## start

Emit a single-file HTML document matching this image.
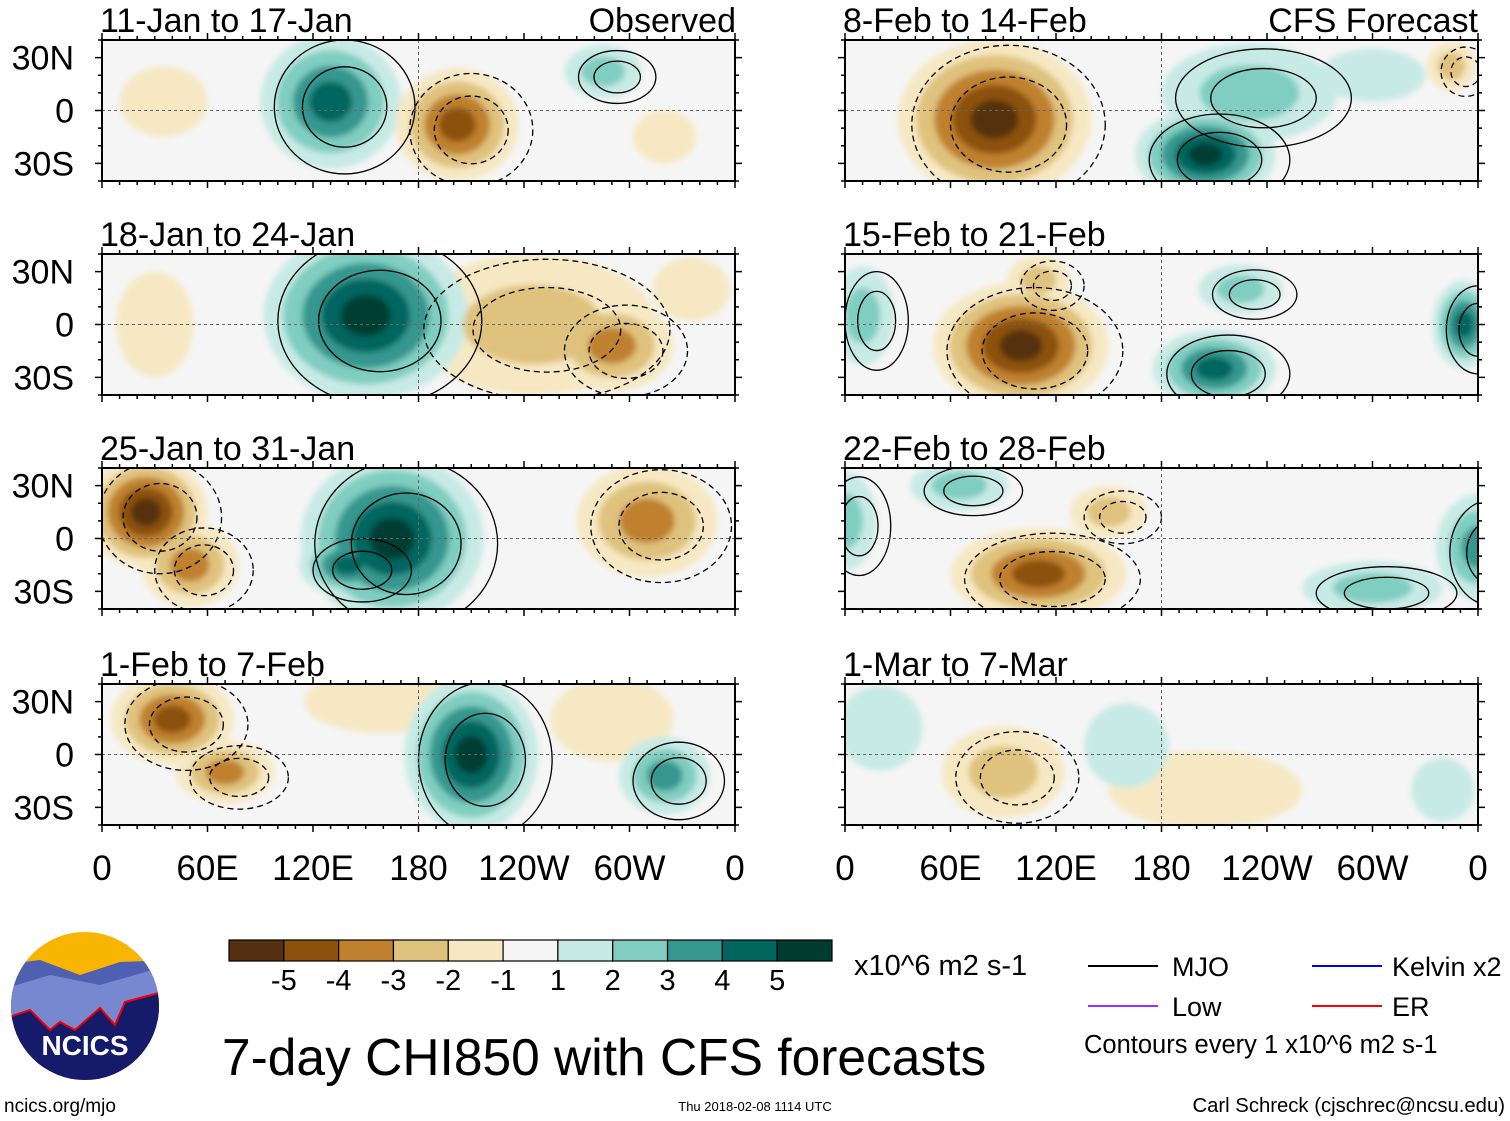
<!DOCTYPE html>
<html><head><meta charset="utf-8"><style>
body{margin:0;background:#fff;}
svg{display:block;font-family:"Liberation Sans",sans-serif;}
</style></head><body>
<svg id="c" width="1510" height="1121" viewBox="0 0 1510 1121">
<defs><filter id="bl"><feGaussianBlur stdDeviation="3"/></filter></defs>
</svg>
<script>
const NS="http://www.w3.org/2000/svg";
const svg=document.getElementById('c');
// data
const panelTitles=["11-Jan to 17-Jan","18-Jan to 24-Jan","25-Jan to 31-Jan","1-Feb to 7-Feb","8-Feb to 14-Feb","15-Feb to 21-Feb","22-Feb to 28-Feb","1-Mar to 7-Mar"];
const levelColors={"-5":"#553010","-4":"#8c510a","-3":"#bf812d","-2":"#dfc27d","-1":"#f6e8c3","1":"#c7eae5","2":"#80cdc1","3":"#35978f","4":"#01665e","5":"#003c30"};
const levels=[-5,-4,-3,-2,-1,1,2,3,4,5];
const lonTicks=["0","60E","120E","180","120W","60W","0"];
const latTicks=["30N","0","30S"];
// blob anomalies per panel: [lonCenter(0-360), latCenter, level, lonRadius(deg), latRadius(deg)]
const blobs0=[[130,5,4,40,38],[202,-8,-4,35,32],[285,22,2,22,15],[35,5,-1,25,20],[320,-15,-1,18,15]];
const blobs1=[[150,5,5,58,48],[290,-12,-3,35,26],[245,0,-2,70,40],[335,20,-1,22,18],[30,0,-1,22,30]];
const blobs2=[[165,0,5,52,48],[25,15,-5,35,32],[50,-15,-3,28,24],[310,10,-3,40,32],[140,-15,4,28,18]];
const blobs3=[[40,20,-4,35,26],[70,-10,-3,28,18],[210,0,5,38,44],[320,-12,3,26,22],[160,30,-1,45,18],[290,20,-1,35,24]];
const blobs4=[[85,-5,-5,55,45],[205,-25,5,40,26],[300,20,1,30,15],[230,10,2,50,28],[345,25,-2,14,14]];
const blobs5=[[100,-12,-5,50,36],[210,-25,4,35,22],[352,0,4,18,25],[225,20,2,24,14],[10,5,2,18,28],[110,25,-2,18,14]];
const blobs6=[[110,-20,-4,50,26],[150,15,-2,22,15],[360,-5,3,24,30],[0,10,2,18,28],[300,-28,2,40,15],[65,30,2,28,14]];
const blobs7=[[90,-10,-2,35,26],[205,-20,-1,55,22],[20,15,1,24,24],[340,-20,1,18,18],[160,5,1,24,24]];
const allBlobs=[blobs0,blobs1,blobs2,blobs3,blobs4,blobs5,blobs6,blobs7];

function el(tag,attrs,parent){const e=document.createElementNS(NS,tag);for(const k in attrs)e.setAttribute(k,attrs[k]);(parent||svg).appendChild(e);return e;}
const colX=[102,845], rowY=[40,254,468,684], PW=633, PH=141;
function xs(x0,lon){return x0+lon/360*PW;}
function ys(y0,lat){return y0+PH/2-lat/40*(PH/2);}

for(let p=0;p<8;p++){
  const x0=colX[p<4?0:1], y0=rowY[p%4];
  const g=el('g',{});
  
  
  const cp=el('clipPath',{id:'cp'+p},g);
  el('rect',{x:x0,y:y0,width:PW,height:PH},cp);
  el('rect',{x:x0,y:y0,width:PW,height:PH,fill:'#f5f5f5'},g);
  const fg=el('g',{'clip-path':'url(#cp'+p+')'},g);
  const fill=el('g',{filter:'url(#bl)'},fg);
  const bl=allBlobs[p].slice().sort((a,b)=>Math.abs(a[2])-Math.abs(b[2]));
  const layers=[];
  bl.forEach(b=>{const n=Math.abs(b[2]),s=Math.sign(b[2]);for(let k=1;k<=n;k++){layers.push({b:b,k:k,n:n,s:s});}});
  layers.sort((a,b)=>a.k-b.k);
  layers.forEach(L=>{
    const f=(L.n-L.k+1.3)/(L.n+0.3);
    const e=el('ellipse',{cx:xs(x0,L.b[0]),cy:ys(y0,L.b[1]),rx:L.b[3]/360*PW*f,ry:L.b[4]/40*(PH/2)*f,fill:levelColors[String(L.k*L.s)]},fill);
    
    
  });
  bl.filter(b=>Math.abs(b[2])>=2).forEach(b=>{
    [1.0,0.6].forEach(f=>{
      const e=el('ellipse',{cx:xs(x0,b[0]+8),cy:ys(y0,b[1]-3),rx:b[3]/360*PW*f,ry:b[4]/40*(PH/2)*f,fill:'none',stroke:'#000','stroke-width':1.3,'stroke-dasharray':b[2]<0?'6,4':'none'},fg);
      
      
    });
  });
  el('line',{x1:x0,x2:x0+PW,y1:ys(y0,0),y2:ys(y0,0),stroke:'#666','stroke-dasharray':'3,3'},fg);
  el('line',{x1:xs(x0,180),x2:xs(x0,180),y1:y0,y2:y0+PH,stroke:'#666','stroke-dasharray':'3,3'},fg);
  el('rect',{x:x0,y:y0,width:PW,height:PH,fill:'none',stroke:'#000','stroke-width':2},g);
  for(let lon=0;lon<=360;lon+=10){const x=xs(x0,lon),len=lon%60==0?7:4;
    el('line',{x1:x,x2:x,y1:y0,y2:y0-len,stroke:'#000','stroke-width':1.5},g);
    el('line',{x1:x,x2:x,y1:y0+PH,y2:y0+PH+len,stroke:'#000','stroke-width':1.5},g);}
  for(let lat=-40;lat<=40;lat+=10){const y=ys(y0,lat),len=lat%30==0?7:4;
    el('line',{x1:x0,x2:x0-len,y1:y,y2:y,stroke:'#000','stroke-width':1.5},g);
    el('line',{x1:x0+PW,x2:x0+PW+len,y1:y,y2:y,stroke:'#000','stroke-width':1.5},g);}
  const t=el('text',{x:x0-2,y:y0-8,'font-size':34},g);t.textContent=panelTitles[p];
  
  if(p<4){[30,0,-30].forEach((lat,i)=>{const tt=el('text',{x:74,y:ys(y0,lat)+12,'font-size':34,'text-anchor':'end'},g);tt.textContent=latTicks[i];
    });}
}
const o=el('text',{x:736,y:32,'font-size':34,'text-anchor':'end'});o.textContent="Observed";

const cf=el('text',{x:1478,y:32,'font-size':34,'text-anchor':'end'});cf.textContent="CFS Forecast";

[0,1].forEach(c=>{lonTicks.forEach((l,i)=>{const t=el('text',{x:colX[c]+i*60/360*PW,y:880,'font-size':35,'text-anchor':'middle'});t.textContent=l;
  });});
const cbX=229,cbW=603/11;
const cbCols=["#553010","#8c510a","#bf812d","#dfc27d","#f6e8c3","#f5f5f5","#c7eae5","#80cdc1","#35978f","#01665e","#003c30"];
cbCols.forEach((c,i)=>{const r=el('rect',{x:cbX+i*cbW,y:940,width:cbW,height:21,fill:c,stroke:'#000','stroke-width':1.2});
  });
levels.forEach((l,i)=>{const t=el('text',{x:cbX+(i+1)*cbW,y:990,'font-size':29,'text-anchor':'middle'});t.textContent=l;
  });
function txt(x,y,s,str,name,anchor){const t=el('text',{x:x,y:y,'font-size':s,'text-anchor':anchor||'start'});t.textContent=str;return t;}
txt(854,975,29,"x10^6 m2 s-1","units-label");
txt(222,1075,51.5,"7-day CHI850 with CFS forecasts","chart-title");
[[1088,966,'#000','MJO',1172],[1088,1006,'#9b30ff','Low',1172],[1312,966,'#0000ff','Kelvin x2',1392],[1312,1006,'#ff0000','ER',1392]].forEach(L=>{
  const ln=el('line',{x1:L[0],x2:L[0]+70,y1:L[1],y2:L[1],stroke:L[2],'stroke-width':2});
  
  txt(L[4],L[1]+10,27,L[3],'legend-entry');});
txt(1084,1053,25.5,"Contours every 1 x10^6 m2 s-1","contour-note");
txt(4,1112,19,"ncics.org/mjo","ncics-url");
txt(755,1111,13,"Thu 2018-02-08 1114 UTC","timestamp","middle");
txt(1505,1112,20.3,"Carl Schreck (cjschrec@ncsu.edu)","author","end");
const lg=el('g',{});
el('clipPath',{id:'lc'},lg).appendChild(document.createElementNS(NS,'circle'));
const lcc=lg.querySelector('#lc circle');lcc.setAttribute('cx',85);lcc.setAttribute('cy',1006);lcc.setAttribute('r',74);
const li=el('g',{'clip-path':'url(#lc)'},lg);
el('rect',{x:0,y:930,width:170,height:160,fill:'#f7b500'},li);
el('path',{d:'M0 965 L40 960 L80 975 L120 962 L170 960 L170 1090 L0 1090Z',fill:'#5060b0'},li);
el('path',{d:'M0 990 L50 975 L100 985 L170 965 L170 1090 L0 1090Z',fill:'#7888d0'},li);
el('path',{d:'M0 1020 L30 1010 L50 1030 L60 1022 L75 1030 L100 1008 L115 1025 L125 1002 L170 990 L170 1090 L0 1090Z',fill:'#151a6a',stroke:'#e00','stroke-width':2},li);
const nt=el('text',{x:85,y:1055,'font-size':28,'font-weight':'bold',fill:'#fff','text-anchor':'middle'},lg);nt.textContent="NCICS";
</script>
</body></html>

## end

Pick out the lines containing the word "document" and show them.

Emit a single-file HTML document matching this image.
const svg=document.getElementById('c');
function el(tag,attrs,parent){const e=document.createElementNS(NS,tag);for(const k in attrs)e.setAttribute(k,attrs[k]);(parent||svg).appendChild(e);return e;}
el('clipPath',{id:'lc'},lg).appendChild(document.createElementNS(NS,'circle'));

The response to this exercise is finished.